The Great is hella fun, intense and a brutal reimagining of Catherine the Great’s pre-reign and a must-watch in our streaming libraries. Do not give this a miss.
Hulu series The Great will be released on the platform on May 15, 2020. This review of the satirical comedy contains no spoilers.
There’s plenty of content out there that reimagines Catherine the Great, Russia’s longest-ruling female leader, making Hulu’s The Great a hard task to make a formidable series. But then you learn that writer Tony McNamara is behind the work — the man who helped put the screenplay together for The Favourite, transforming Olivia Colman and Emma Stone in unlikely roles and giving us one of the best historical comedies of all time. You suddenly realize that The Great is in… great hands.

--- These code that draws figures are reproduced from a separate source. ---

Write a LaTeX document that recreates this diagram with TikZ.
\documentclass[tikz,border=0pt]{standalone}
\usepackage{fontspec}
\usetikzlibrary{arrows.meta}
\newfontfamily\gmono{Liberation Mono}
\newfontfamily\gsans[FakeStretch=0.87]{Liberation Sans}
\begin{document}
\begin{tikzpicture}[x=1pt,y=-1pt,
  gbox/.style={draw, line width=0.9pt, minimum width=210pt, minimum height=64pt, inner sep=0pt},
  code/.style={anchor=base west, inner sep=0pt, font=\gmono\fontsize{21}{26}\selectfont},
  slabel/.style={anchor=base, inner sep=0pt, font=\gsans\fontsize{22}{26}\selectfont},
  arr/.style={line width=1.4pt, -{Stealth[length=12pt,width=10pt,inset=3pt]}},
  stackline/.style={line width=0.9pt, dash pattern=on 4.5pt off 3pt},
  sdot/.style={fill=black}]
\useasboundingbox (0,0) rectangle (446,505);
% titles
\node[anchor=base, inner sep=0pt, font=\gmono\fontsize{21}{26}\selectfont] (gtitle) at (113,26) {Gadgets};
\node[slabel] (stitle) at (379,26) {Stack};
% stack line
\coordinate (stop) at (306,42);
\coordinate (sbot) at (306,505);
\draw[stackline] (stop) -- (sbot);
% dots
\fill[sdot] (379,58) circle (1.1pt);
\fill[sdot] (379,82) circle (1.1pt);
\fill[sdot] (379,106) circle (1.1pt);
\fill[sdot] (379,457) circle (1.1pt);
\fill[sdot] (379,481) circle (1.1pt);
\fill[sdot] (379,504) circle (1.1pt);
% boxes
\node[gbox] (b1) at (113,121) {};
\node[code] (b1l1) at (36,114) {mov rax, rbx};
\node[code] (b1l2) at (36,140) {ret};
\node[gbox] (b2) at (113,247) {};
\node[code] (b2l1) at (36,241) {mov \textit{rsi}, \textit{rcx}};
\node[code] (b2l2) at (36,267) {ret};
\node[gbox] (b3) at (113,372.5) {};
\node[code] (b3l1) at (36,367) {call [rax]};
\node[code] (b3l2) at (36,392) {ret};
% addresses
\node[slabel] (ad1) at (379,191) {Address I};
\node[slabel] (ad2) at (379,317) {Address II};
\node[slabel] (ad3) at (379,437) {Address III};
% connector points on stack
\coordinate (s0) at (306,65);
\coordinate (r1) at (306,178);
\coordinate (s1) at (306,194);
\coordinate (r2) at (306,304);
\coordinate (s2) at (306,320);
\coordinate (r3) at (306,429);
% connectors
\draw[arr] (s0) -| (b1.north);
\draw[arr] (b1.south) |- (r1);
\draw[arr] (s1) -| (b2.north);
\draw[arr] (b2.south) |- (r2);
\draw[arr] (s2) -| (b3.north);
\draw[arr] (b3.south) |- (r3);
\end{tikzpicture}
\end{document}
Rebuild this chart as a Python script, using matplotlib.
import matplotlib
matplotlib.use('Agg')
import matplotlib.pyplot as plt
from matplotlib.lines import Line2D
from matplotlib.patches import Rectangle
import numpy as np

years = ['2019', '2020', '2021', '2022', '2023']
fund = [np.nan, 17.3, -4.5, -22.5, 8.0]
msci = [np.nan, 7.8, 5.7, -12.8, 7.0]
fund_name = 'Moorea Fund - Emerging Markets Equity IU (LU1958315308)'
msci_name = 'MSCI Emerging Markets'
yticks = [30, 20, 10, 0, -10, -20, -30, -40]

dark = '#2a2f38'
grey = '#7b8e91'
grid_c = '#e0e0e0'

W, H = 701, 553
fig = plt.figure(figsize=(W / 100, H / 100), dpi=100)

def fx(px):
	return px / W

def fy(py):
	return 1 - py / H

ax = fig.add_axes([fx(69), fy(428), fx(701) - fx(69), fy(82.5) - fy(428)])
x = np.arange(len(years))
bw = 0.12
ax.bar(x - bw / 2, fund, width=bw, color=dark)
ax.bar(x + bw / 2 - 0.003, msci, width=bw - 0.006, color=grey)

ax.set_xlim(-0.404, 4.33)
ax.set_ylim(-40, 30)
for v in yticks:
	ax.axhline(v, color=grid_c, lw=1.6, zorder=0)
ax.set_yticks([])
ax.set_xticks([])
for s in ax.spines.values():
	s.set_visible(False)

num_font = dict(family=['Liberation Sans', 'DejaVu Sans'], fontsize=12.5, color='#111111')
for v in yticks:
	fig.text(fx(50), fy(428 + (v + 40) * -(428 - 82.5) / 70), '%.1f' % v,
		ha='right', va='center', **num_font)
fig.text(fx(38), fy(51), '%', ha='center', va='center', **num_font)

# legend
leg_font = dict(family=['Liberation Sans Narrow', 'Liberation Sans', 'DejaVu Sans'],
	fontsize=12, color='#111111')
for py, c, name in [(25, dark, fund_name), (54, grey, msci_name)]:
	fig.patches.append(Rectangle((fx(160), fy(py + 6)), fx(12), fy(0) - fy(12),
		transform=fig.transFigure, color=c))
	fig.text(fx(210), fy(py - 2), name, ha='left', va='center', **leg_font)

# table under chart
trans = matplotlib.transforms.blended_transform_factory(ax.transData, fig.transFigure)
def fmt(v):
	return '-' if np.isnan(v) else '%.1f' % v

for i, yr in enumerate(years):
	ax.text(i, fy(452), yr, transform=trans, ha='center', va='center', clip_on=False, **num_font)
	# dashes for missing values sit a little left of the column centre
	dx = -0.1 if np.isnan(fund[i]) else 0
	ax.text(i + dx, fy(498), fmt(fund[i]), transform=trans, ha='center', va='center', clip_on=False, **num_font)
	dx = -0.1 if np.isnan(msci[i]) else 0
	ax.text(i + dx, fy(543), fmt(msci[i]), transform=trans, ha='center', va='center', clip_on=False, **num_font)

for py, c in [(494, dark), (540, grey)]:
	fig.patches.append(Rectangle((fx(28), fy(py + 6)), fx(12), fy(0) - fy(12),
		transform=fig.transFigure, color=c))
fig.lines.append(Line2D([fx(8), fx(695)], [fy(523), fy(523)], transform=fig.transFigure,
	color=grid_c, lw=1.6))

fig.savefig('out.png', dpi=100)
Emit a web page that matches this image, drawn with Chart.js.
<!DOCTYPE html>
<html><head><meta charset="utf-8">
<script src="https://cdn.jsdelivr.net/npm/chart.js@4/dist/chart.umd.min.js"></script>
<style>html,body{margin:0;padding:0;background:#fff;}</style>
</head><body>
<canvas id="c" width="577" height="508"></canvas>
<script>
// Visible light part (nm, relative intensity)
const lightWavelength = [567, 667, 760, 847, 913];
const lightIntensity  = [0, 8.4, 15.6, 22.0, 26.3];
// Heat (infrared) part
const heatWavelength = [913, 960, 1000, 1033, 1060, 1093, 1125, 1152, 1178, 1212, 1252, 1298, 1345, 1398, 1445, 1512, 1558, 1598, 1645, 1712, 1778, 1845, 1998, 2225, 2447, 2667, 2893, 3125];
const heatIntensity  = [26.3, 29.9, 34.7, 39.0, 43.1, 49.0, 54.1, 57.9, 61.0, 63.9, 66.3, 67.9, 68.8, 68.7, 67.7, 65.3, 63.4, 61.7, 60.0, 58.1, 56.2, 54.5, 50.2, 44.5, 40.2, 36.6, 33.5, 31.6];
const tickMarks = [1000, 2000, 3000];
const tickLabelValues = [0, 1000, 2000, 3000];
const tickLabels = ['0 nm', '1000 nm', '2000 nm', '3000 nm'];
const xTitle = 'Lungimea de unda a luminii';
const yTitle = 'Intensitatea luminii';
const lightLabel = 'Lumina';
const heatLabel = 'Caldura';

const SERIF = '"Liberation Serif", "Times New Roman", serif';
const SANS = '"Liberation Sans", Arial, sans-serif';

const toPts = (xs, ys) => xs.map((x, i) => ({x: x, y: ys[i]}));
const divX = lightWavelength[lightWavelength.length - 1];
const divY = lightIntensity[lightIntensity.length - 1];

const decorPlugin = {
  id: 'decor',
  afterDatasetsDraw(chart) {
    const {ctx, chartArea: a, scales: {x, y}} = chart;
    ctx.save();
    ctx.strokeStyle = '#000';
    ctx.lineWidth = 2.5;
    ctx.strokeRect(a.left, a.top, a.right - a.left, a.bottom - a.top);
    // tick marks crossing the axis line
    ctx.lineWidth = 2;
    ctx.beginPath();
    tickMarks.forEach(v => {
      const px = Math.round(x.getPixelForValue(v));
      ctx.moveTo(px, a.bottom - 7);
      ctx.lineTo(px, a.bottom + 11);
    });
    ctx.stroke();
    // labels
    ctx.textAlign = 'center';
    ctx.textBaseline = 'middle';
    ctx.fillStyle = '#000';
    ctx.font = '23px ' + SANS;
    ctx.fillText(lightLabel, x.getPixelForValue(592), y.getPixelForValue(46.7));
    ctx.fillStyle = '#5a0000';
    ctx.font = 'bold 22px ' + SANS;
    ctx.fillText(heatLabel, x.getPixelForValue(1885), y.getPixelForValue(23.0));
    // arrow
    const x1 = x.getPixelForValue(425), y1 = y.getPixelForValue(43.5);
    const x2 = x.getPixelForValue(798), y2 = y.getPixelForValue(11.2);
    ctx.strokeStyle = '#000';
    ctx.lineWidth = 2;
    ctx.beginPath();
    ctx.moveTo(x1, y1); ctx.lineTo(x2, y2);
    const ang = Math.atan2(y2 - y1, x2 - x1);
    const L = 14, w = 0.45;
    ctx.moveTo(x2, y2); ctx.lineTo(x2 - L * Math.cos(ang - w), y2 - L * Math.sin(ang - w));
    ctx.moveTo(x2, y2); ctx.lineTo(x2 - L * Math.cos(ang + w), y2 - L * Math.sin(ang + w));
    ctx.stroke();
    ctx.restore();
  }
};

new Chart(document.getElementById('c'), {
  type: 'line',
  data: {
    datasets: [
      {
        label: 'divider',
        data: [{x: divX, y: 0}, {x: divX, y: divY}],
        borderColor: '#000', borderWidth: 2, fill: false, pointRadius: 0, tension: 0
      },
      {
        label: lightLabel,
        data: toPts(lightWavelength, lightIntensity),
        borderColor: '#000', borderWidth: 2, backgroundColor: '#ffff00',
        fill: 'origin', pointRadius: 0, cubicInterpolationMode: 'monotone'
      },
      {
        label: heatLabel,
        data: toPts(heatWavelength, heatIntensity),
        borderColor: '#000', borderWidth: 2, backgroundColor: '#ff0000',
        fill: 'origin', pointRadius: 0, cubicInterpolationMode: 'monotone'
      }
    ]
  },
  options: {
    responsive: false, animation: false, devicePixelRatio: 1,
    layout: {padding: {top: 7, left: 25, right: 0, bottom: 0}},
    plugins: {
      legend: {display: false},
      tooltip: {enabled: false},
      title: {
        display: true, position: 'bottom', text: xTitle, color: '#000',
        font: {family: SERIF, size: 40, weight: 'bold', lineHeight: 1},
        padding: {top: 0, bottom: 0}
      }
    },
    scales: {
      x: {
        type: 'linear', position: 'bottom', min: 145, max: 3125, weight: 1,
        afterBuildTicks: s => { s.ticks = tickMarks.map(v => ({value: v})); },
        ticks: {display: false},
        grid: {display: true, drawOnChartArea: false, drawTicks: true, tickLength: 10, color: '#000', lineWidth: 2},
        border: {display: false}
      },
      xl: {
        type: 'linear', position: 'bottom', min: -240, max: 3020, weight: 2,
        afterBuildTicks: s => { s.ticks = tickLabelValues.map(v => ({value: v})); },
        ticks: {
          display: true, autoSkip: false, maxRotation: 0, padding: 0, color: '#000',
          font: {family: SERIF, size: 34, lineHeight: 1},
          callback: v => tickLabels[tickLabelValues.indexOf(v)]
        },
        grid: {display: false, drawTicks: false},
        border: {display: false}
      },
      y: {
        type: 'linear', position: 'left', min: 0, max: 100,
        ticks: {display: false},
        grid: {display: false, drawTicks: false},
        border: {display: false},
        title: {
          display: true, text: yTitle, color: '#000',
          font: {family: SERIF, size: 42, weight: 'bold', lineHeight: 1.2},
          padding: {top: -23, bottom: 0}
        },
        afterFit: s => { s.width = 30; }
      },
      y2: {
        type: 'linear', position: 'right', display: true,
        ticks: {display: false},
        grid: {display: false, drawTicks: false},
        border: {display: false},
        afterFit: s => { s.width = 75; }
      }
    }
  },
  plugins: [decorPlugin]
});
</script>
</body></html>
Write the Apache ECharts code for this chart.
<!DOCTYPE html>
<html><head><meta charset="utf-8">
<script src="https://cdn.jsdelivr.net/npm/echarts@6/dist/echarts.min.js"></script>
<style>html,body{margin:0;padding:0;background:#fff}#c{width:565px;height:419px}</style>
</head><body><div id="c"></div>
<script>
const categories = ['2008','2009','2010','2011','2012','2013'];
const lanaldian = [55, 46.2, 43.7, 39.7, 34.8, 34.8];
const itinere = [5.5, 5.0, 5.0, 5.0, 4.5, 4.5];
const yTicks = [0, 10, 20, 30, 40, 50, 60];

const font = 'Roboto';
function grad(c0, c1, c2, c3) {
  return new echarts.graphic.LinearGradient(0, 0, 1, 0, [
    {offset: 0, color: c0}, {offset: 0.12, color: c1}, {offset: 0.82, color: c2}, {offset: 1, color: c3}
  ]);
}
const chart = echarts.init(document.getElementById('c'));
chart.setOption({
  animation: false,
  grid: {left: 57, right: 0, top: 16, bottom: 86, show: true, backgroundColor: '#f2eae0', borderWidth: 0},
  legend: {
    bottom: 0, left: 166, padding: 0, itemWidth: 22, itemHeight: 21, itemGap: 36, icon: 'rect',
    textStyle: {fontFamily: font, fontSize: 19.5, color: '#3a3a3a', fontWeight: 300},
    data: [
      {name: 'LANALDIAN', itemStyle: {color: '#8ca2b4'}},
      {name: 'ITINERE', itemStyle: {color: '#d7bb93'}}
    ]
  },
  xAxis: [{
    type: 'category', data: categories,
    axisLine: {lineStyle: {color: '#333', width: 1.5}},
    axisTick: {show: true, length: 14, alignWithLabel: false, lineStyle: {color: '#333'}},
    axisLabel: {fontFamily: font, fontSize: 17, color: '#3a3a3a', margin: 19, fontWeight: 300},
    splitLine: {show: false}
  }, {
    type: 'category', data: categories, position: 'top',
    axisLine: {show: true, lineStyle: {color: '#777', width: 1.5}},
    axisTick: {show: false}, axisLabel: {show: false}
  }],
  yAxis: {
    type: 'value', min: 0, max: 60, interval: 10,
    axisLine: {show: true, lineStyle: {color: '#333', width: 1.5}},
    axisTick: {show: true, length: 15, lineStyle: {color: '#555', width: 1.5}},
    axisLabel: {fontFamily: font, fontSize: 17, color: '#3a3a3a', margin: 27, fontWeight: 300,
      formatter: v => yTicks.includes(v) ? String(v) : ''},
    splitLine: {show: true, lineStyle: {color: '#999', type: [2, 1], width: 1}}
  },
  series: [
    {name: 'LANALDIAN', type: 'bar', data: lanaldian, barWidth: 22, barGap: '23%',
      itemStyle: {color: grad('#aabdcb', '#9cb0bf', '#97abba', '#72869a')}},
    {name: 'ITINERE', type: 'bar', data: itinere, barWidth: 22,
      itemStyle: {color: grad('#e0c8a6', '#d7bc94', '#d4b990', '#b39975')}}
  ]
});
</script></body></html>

The Hulu series is barnstorming fun, dictating to the viewers the obscurity of the times that the characters are in. The Great is glazed in ironic and satirical comedy but it doesn’t hide from the brutal nature of Peter’s rule, bringing a sense of darkness and induced fear amongst his peers. The historical series present Elle Fanning’s Catherine as a timid, shy and naive outsider ready to embrace her Russianness with utmost desire. The story does well to remove what Catherine becomes — she was a young woman with aggressive dreams but wholly innocent before those days come. The Great gives Catherine a character objective — from timidity to ruthless ambitions.
And as for Nicholas Hoult’s Emperor Peter, the actor does well to act as an empty-headed leader that only has a few approaches in his inventory; sex, violence, and ignorance. The Great is filmed with the audience as a passenger, knowing Peter’s inadequacies but having to be subjected to his behavior due to his power. You can sense it cutting through the characters in every scene.
Like The Favourite and its lead characters, The Great is cast superbly. Elle Fanning and Nicholas Hoult set the Hulu series alight, molding the characters within their spirit and splurging them to the world. Time goes quickly when the pair interact in their opposing and passive-aggressive forms — it’s addictive.
The Great manages to portray the times without diluting the modern comedy genre. The setting and dialogue are not served to patronize — the characters’ actions and their wardrobe represent the times. The Great has power in its writing and it does not need to give audiences a history lesson. Tony McNamara mirrors his fascination with these two characters into the story effectively, and it’s tempting to request that the writer is involved in more series representing historic rulers.
Even the title screen is hilarious; it’s served with an asterisk so the viewers understand that this biographical account is not entirely accurate and that it’s fictitious, just based on real events — just in case you didn’t know…
The Great is hella fun, intense and a brutal reimagining of Catherine the Great’s pre-reign and a must-watch in our streaming libraries. Do not give this a miss. Elle Fanning, please do more dark comedy. We beg you.